Rewards are part of the program, but not the most critical part. They become effective only when combined with its other, more vital aspects, such as reinforced practice. While you’re doing the program for the few weeks or so that it usually takes to change a behavior for good, you want to create lots and lots of opportunities for your child to do the behavior and enjoy its pleasant consequences. There’s a sequence to it: you set up the good behavior with clean, clear prompts; the child does it; and then you make sure that good things happen as a result—praise, points on a point chart, rewards, and so on. The rewards are part of the sequence, not the whole purpose of it. Rewards, by themselves, without the rest of the sequence, will probably fail. A point chart in a vaccuum is not likely to work. But embedded in a program that systematically connects behavior to consequences, it becomes a powerfully effective tool. So in the book I do devote space to showing you how to use a point chart properly. Many parents who come to my clinic say they’ve tried them without success, but when I ask exactly what they did, it almost always turns out that they got bad or incomplete advice about how to use one.  Believe it or not, there’s good scientific research on point charts and the right way to use them.

You’ve headed the Yale Parenting Center and Child Conduct Clinic for eighteen years, and before that you ran other such clinics. Have children’s behavior problems changed over time?

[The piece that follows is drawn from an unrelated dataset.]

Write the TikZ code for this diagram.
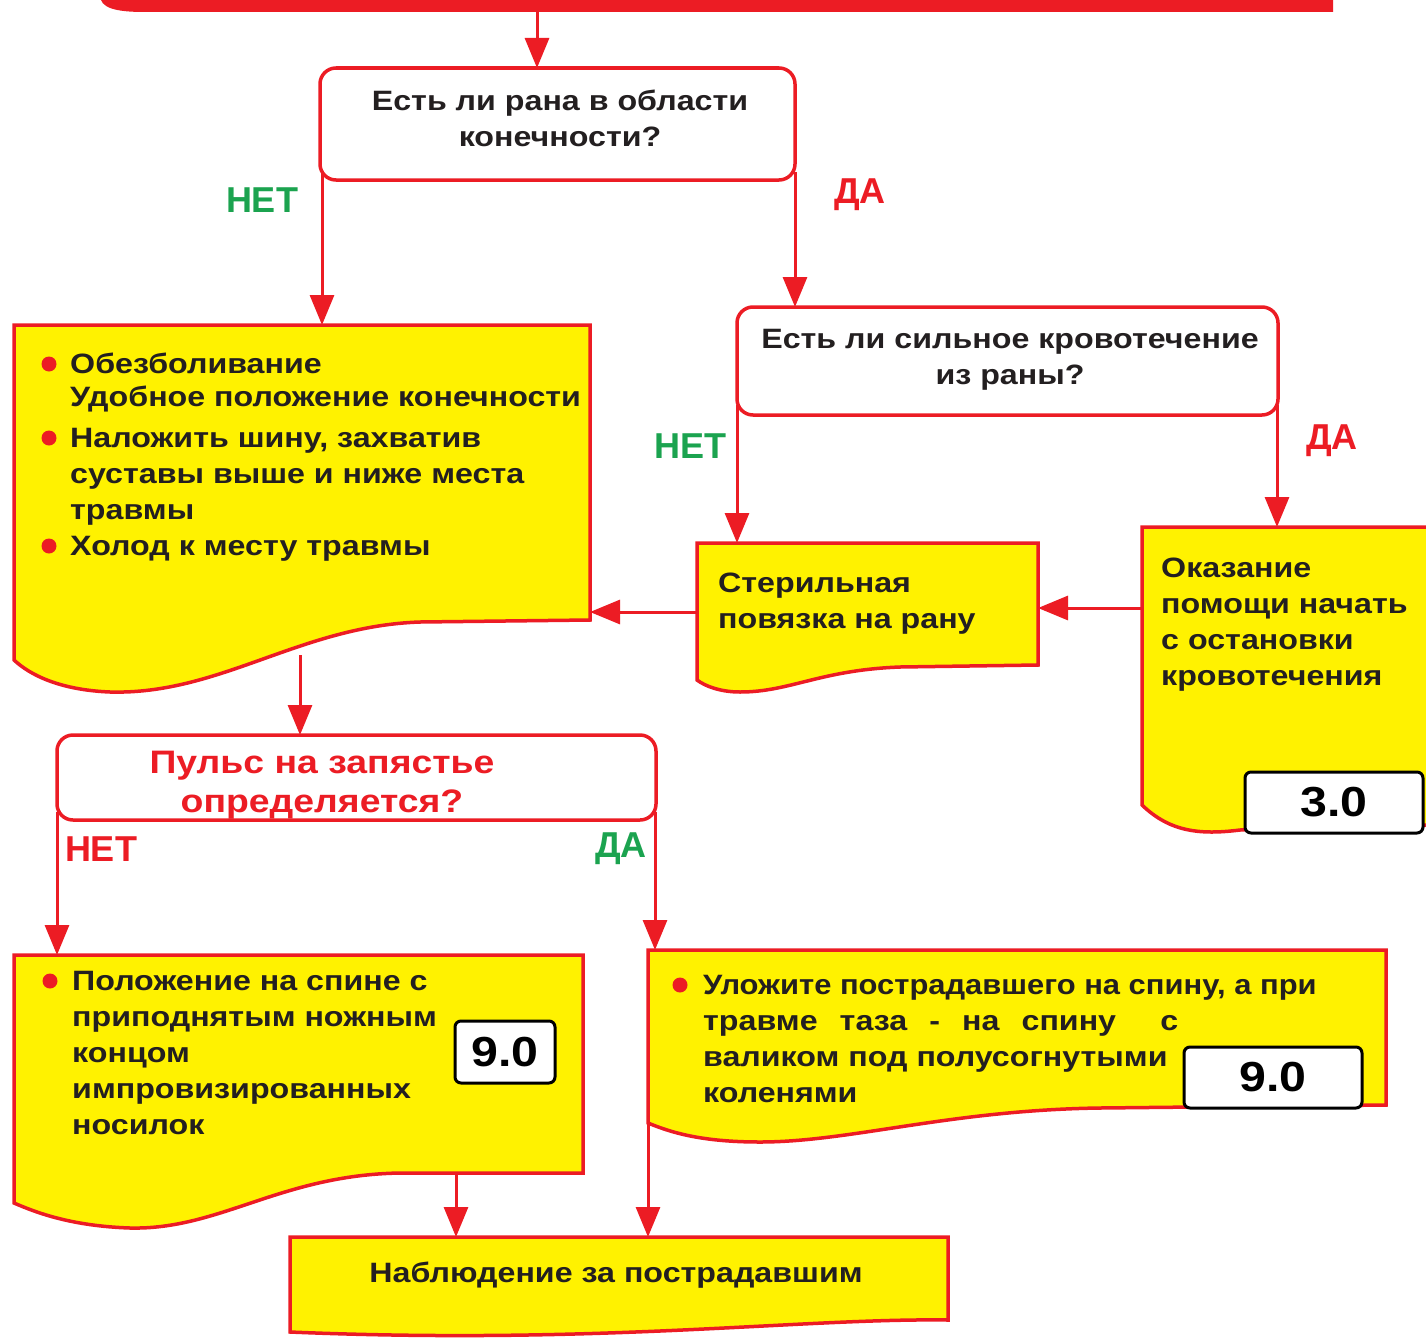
\documentclass[tikz,border=0pt]{standalone}
\usepackage{fontspec}
\setmainfont{Liberation Sans}
\newfontfamily\bodyfont{Liberation Sans}[FakeStretch=1.15]
\usetikzlibrary{arrows.meta}
\definecolor{fred}{HTML}{EC1C24}
\definecolor{fyel}{HTML}{FFF200}
\definecolor{fgrn}{HTML}{1BA34F}
\definecolor{ftxt}{HTML}{231F20}
\begin{document}
\begin{tikzpicture}[x=1pt,y=-1pt,
  conn/.style={draw=fred,line width=3pt,-{Triangle[length=30pt,width=24pt]}},
  qbox/.style={draw=fred,line width=3.5pt,fill=white,rounded corners=16pt},
  dbox/.style={draw=fred,line width=3.5pt,fill=fyel},
  numbox/.style={draw=black,line width=3pt,fill=white,rounded corners=6pt,inner sep=0pt,font=\bodyfont\bfseries\fontsize{42}{48}\selectfont},
  txt/.style={font=\bodyfont\bfseries\fontsize{28}{36}\selectfont,text=ftxt,inner sep=0pt,align=left},
  qtxt/.style={txt,align=center},
  lab/.style={font=\fontsize{36}{40}\selectfont\bfseries,inner sep=0pt},
  bul/.style={circle,fill=fred,inner sep=0pt,minimum size=15pt}]
\clip (0,0) rectangle (1426,1338);
\fill[white] (0,0) rectangle (1426,1338);
% top bar
\fill[fred] (100,-30) -- (100,-5) .. controls (100,8) and (115,12) .. (145,12) -- (1333,12) -- (1333,-30) -- cycle;
\coordinate (topbar) at (537,12);
% question boxes
\draw[qbox] (320,68) rectangle (795,180);
\node[qtxt,anchor=base] (q1) at (560,146) {Есть ли рана в области\\конечности?};
\draw[qbox] (737,307) rectangle (1278,415);
\node[qtxt,anchor=base] (q2) at (1010,384) {Есть ли сильное кровотечение\\из раны?};
\draw[qbox] (57,735) rectangle (656,820);
\node[qtxt,anchor=base,text=fred,font=\bodyfont\bfseries\fontsize{32.5}{39}\selectfont] (q3) at (322,812) {Пульс на запястье\\определяется?};
% document boxes
\draw[dbox] (14,325) -- (590,325) -- (590,620) -- (420,622) .. controls (300,626) and (220,695) .. (110,692) .. controls (60,690) and (30,675) .. (14,660) -- cycle;
\node[bul] (b1) at (49,364) {};
\node[txt,anchor=base west,font=\bodyfont\bfseries\fontsize{28}{33}\selectfont] (t1a) at (70,406) {Обезболивание\\Удобное положение конечности};
\node[bul] (b2) at (49,438) {};
\node[txt,anchor=base west] (t1b) at (70,519) {Наложить шину, захватив\\суставы выше и ниже места\\травмы};
\node[bul] (b3) at (49,546) {};
\node[txt,anchor=base west] (t1c) at (70,555) {Холод к месту травмы};

\draw[dbox] (697,543) -- (1038,543) -- (1038,665) -- (900,667) .. controls (820,670) and (790,692) .. (740,692) .. controls (720,692) and (705,686) .. (697,680) -- cycle;
\node[txt,anchor=base west] (t4) at (718,628) {Стерильная\\повязка на рану};

\draw[dbox] (1142,527) -- (1432,527) -- (1432,825) -- (1240,830) .. controls (1200,835) and (1170,832) .. (1142,805) -- cycle;
\node[txt,anchor=base west] (t5) at (1161,685) {Оказание\\помощи начать\\с остановки\\кровотечения};
\node[numbox,minimum width=178pt,minimum height=61pt] (n1) at (1334,802.5) {3.0};

\draw[dbox] (14,955) -- (583,955) -- (583,1173) -- (400,1173) .. controls (280,1175) and (220,1230) .. (130,1228) .. controls (70,1226) and (35,1212) .. (14,1203) -- cycle;
\node[bul] (b7) at (50,981) {};
\node[txt,anchor=base west] (t7) at (72,1134) {Положение на спине с\\приподнятым ножным\\концом\\импровизированных\\носилок};
\node[numbox,minimum width=100pt,minimum height=62pt] (n2) at (505,1052) {9.0};

\draw[dbox] (648,950) -- (1386,950) -- (1386,1105) -- (1100,1108) .. controls (950,1110) and (850,1142) .. (760,1142) .. controls (700,1142) and (670,1132) .. (648,1123) -- cycle;
\node[bul] (b8) at (680,985) {};
\node[txt,anchor=base west] (t8) at (703,1102) {\scalebox{0.96}[1]{Уложите пострадавшего на спину, а при}\\\makebox[475pt][s]{травме\hfill таза\hfill -\hfill на\hfill спину\hfill\hfill с}\\валиком под полусогнутыми\\коленями};
\node[numbox,minimum width=178pt,minimum height=61pt] (n3) at (1273,1077.5) {9.0};

\draw[dbox] (290,1237) -- (948,1237) -- (948,1320) .. controls (800,1318) and (600,1345) .. (290,1332) -- cycle;
\node[txt,anchor=base] (t9) at (616,1282) {Наблюдение за пострадавшим};

% labels
\node[lab,text=fgrn] (l1) at (262,200) {НЕТ};
\node[lab,text=fred] (l2) at (860,195) {ДА};
\node[lab,text=fgrn] (l3) at (690,446) {НЕТ};
\node[lab,text=fred] (l4) at (1332,441) {ДА};
\node[lab,text=fred] (l5) at (101,849) {НЕТ};
\node[lab,text=fgrn] (l6) at (621,849) {ДА};

% connectors
\coordinate (q1top) at (537,68);
\coordinate (q1l) at (322,172); \coordinate (d3top) at (322,325);
\coordinate (q1r) at (795,172); \coordinate (q2top) at (795,307);
\coordinate (q2l) at (737,405); \coordinate (d4top) at (737,543);
\coordinate (q2r) at (1277,405); \coordinate (d5top) at (1277,527);
\coordinate (d4l) at (697,612); \coordinate (d3r) at (590,612);
\coordinate (d5l) at (1142,608); \coordinate (d4r) at (1038,608);
\coordinate (d3bot) at (300,655); \coordinate (q3top) at (300,735);
\coordinate (q3l) at (57,812); \coordinate (d7top) at (57,955);
\coordinate (q3r) at (655,812); \coordinate (d8top) at (655,950);
\coordinate (d7bot) at (456,1175); \coordinate (d9a) at (456,1237);
\coordinate (d8bot) at (648,1124); \coordinate (d9b) at (648,1237);
\draw[conn] (topbar) -- (q1top);
\draw[conn] (q1l) -- (d3top);
\draw[conn] (q1r) -- (q2top);
\draw[conn] (q2l) -- (d4top);
\draw[conn] (q2r) -- (d5top);
\draw[conn] (d4l) -- (d3r);
\draw[conn] (d5l) -- (d4r);
\draw[conn] (d3bot) -- (q3top);
\draw[conn] (q3l) -- (d7top);
\draw[conn] (q3r) -- (d8top);
\draw[conn] (d7bot) -- (d9a);
\draw[conn] (d8bot) -- (d9b);
\end{tikzpicture}
\end{document}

The children who come to us are younger than before, and that’s in part because increased demands are placed on them at earlier ages, such as asking them to function well in preschool and daycare settings where misbehavior is less well tolerated than it might be in the home. And they get more, and earlier, exposure to images of violence—in videos, on the news, from all directions.

Any final thoughts?  One last thing you wanted to say?

People have strong feelings about child rearing, and the strength of one’s passion for this or that parenting strategy is often unrelated to any accurate sense of how effective it might actually be. In my experience, nobody ever shrugs and says, “I don’t know. How do you handle a screaming child?” No, one parent says, “You whack him!” and another says, “You help her get in touch with her feelings!” and a third says, “You ignore him!” and so on, all with equal fervor, all with a similar unwillingness to consider alternatives. When we talk with parents at the clinic, we usually say, “You may well be right, but let’s try it another way for a few days and see if we can make a change for the better.” After all, they wouldn’t come to me in the first place if they were perfectly happy with the present state of their household.